We joined them for lunch, a delicious meal of rice, vegetables, sambar, and boiled eggs.
Lunch completed, we sat for a presentation by senior students, viewing some documentaries they had made and discussing with them how they went about producing the films. Bright, intelligent confident kids, enthusiastic about what they are doing and filled with excitement about the future ahead.
Maybe I would have taken all this for granted if we hadn’t then gone to visit their homes in a nearby slum. What I was to see next filled me with sadness and then anger. Sadness that people in this day and age still live 5 persons to a single room, a room constructed out of cardboard, plastic and salvaged tin sheets. Their belongings in plastic bags hanging from hooks on the wall, no toilets or bathrooms, the kitchen just a fireplace outside. The hut abutting the railway line and soon to be demolished to make way for further development in this rapidly expanding city. Anger at the corrupt and inept government more interested in lining their own pockets than looking after the health and well-being of their citizens. The only time politicians visit these areas is during elections when they come to buy votes with free saris and a bottle of liquor.

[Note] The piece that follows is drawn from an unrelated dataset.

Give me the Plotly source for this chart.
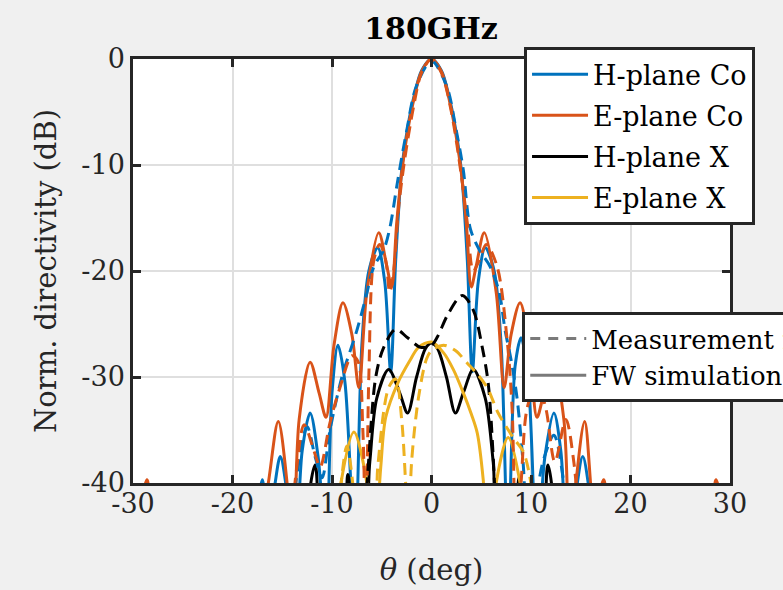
import plotly.graph_objects as go

# ---------------- data ----------------
x_ticks = [-30, -20, -10, 0, 10, 20, 30]
x_ticklabels = ["-30", "-20", "-10", "0", "10", "20", "30"]
y_ticks = [-40, -30, -20, -10, 0]
y_ticklabels = ["-40", "-30", "-20", "-10", "0"]

# H-plane Co, FW simulation (solid blue)
theta_h_co_fw = [-17.5, -17.0, -16.5, -15.9, -15.2, -14.5, -13.7, -13.0, -12.2, -11.4, -10.6, -10.0, -9.4, -8.7,
                 -7.7, -7.0, -6.3, -5.4, -4.7, -4.1, -3.6, -3.0, -2.4, -1.7, -1.0, 0.0, 1.0, 1.7, 2.4, 3.0, 3.6,
                 4.1, 4.7, 5.4, 6.3, 7.0, 7.7, 8.4, 9.0, 9.7, 10.6, 11.4, 12.3, 13.0, 13.7, 14.5, 15.2, 15.9, 16.5]
db_h_co_fw = [-43, -39.7, -43, -41, -37.5, -41, -47, -37, -33.4, -37.5, -46, -31.5, -27.0, -30.5,
              -46, -27, -20, -17.8, -21, -29.5, -19, -10.5, -6.5, -3.3, -1.1, 0.0, -1.1, -3.3, -6.5, -10.5, -19,
              -29.5, -21, -17.8, -20, -27, -46, -29, -26.3, -30, -46, -37.5, -33.4, -37, -47, -41, -37.5, -41, -46]

# E-plane Co, FW simulation (solid orange)
theta_e_co_fw = [-29.4, -28.6, -27.8, -22.0, -17.8, -16.4, -15.4, -14.4, -13.9, -13.3, -12.2, -11.3, -10.6, -9.8,
                 -8.9, -8.0, -7.3, -6.5, -5.3, -4.5, -4.0, -3.5, -2.9, -2.0, -1.0, 0.0, 1.0, 2.0, 2.9, 3.5, 4.0,
                 4.5, 5.3, 6.5, 7.3, 8.0, 8.9, 9.8, 10.6, 11.3, 12.2, 13.3, 13.9, 14.4, 15.4, 16.4, 17.3, 18.0,
                 22.0, 27.8, 28.6, 29.4]
db_e_co_fw = [-44, -39.7, -44, -50, -48, -40, -34.2, -41, -46, -34, -28.6, -31.5, -33.8, -27,
              -23.0, -26, -31, -22, -16.4, -19.5, -21.5, -15.5, -10, -4.8, -1.2, 0.0, -1.2, -4.8, -10, -15.5, -21.5,
              -19.5, -16.4, -22, -31, -26, -23.0, -27, -33.8, -31.5, -28.6, -34, -46, -41, -34.2, -43, -39.7, -44,
              -50, -44, -39.7, -44]

# H-plane X, FW simulation (solid black)
theta_h_x_fw = [-12.8, -11.7, -10.8, -9.0, -8.4, -7.8, -6.7, -6.2, -5.5, -4.3, -3.2, -2.4, -1.5, -0.6, 0.0,
                0.6, 1.5, 2.4, 3.2, 4.2, 5.4, 6.2, 6.7, 8.2, 8.8, 9.4, 10.9, 11.7, 12.6]
db_h_x_fw = [-45, -38.3, -45, -44, -39.2, -44, -43, -38, -32, -29.3, -31.5, -33.4, -30, -27.3, -26.8,
             -27.3, -30, -33.4, -31.5, -29.3, -32, -38, -43, -44, -39.5, -44, -45, -38.3, -45]

# E-plane X, FW simulation (solid yellow)
theta_e_x_fw = [-9.6, -9.1, -7.8, -6.5, -6.1, -5.5, -5.1, -4.6, -3.4, -2.2, -1.3, 0.0, 1.2, 2.2, 3.2, 4.0,
                4.6, 5.2, 5.6, 6.1, 6.5, 7.7, 8.9, 9.4]
db_e_x_fw = [-45, -40, -35.2, -40, -45, -43, -38.5, -33.8, -30.6, -28.5, -27.2, -26.7, -27.7, -29.3, -31.5, -33.5,
             -35.3, -39.7, -45, -45, -40, -35.7, -40, -45]

# H-plane Co, measurement (dashed blue)
theta_h_co_meas = [-14.3, -13.5, -12.5, -11.7, -11.0, -10.2, -9.0, -7.5, -6.6, -5.8, -4.8, -4.2, -3.4, -2.5,
                   -1.5, 0.0, 1.5, 2.5, 3.2, 3.9, 4.8, 5.9, 6.8, 7.4, 8.0, 8.6, 9.2, 9.7, 10.4, 11.2, 12.3,
                   13.3, 14.0]
db_h_co_meas = [-46, -39, -34.7, -37.5, -39.5, -35, -30, -25.6, -22.5, -19.6, -18.0, -16, -11.5, -6.8,
                -2.5, -0.2, -2.5, -6.8, -10.5, -16, -18, -19.6, -22, -25.6, -28.4, -32, -38, -44, -42, -38, -35.5,
                -40, -46]

# E-plane Co, measurement (dashed orange)
theta_e_co_meas = [-14.3, -13.6, -12.8, -11.8, -11.2, -10.2, -9.2, -8.0, -7.4, -6.9, -6.6, -6.3, -5.8, -5.2,
                   -4.6, -4.2, -3.8, -3.3, -2.7, -1.8, -1.0, 0.0, 1.0, 2.0, 3.0, 3.6, 4.2, 4.8, 5.5, 6.6, 7.6,
                   8.1, 8.5, 9.0, 9.6, 10.6, 11.5, 12.4, 13.5, 14.3, 15.0]
db_e_co_meas = [-46, -39, -34.5, -37, -38.5, -34.3, -31, -28, -28.5, -35, -46, -30, -19, -17.5,
                -19, -22, -20, -14, -9.5, -4.5, -1.3, 0.0, -1.3, -5, -11, -15.5, -20, -19, -17.5, -19.6, -26.5,
                -33, -46, -40, -33, -30.5, -33, -38, -34, -38, -46]

# H-plane X, measurement (dashed black)
theta_h_x_meas = [-6.9, -6.4, -5.6, -4.8, -3.6, -2.4, -1.1, 0.0, 0.6, 1.7, 3.1, 4.2, 5.1, 5.7, 6.2, 6.6]
db_h_x_meas = [-46, -39, -30, -27.2, -25.5, -26.3, -27.2, -27, -26.2, -24, -22.3, -23.7, -27.2, -30.6, -37.5, -46]

# E-plane X, measurement (dashed yellow)
theta_e_x_meas = [-9.7, -9.2, -8.5, -7.8, -7.3, -5.9, -5.4, -4.3, -3.6, -3.0, -2.6, -2.3, -2.0, -1.3, -0.5,
                  0.0, 1.2, 2.4, 3.6, 4.4, 5.6, 6.7, 8.2, 9.2, 9.8, 10.4]
db_e_x_meas = [-46, -41, -36.5, -41, -46, -46, -38.5, -31, -30.2, -34, -40, -45, -38, -31.9, -28.3,
               -27.5, -27, -27.5, -28.7, -29.5, -31, -33.4, -35.7, -37, -39, -43]

legend1_names = ["H-plane Co", "E-plane Co", "H-plane X", "E-plane X"]
legend2_names = ["Measurement results", "FW simulation"]

# ---------------- styling ----------------
c_blue, c_orange, c_black, c_yellow = "#0072BD", "#D95319", "#000000", "#EDB120"
FONT = "DejaVu Serif"
AX = "#262626"
DASH = "12px,7px"
LW = 3

fig = go.Figure()

solid = [(theta_h_co_fw, db_h_co_fw, c_blue), (theta_e_co_fw, db_e_co_fw, c_orange),
         (theta_h_x_fw, db_h_x_fw, c_black), (theta_e_x_fw, db_e_x_fw, c_yellow)]
dashed = [(theta_h_co_meas, db_h_co_meas, c_blue), (theta_e_co_meas, db_e_co_meas, c_orange),
          (theta_h_x_meas, db_h_x_meas, c_black), (theta_e_x_meas, db_e_x_meas, c_yellow)]

for (x, y, c), name in zip(solid, legend1_names):
    fig.add_trace(go.Scatter(x=x, y=y, mode="lines", name=name, legend="legend",
                             legendgroup=name,
                             line=dict(color=c, width=LW, shape="spline", smoothing=0.9)))
for (x, y, c), name in zip(dashed, legend1_names):
    fig.add_trace(go.Scatter(x=x, y=y, mode="lines", name=name + " meas", showlegend=False,
                             line=dict(color=c, width=LW, dash=DASH, shape="spline", smoothing=0.9)))

# second legend (line style key)
fig.add_trace(go.Scatter(x=[None], y=[None], mode="lines", name=legend2_names[0], legend="legend2",
                         line=dict(color="#7a7a7a", width=LW, dash="10px,8px")))
fig.add_trace(go.Scatter(x=[None], y=[None], mode="lines", name=legend2_names[1], legend="legend2",
                         line=dict(color="#7a7a7a", width=LW)))

axis_common = dict(showline=True, linecolor=AX, linewidth=2.5, mirror="ticks",
                   ticks="inside", ticklen=8, tickwidth=2.5, tickcolor=AX,
                   showgrid=True, gridcolor="#dfdfdf", gridwidth=2, zeroline=False,
                   tickfont=dict(family=FONT, size=27, color=AX))

fig.update_xaxes(range=[-30, 30], tickvals=x_ticks, ticktext=x_ticklabels,
                 title=dict(text="<i>θ</i> (deg)", font=dict(family=FONT, size=29, color=AX), standoff=42),
                 ticklabelstandoff=-5, **axis_common)
fig.update_yaxes(range=[-40, 0], tickvals=y_ticks, ticktext=y_ticklabels,
                 title=dict(text="Norm. directivity (dB)", font=dict(family=FONT, size=29, color=AX), standoff=17),
                 ticklabelstandoff=0, **axis_common)

fig.update_layout(
    width=783, height=590,
    paper_bgcolor="#f0f0f0", plot_bgcolor="#ffffff",
    margin=dict(l=133, r=53, t=59, b=107, autoexpand=False),
    title=dict(text="<b>180GHz</b>", font=dict(family=FONT, size=30, color="#000000"),
               x=431 / 783, xanchor="center", xref="container",
               y=1 - 28 / 590, yanchor="middle", yref="container"),
    legend=dict(x=0.655, y=1.028, xanchor="left", yanchor="top", bgcolor="#ffffff",
                bordercolor=AX, borderwidth=3, font=dict(family=FONT, size=27, color="#000000"),
                tracegroupgap=3, itemwidth=56),
    legend2=dict(x=0.652, y=0.403, xanchor="left", yanchor="top", bgcolor="#ffffff",
                 bordercolor=AX, borderwidth=3, font=dict(family=FONT, size=26, color="#000000"),
                 itemwidth=56),
    showlegend=True,
)

fig.write_html("out.html", config={"displayModeBar": False},
               post_script="document.body.style.margin='0';")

But then I remember the children in the school and how they, through hard work , dedication and the diligent efforts of the School staff , have transformed themselves and by doing that will change the lives of their families forever. Their view of the world has expanded to encompass experiences they would never have imagined before, living beside the railway line. The money they will earn, enough to rent a proper house with electricity and running water and separate rooms. 3 meals a day. Eventually their children too will be educated and go on to earn a decent living ending the cycle of poverty.
This has made me realize that because of the efforts of a few good people, who put the lives of others before their own, there is still hope and the future is not entirely bleak. Governments may never change, corruption will no doubt continue, but these children are the hope of the future and through their improved lives hopefully the world overall will gradually become a better place.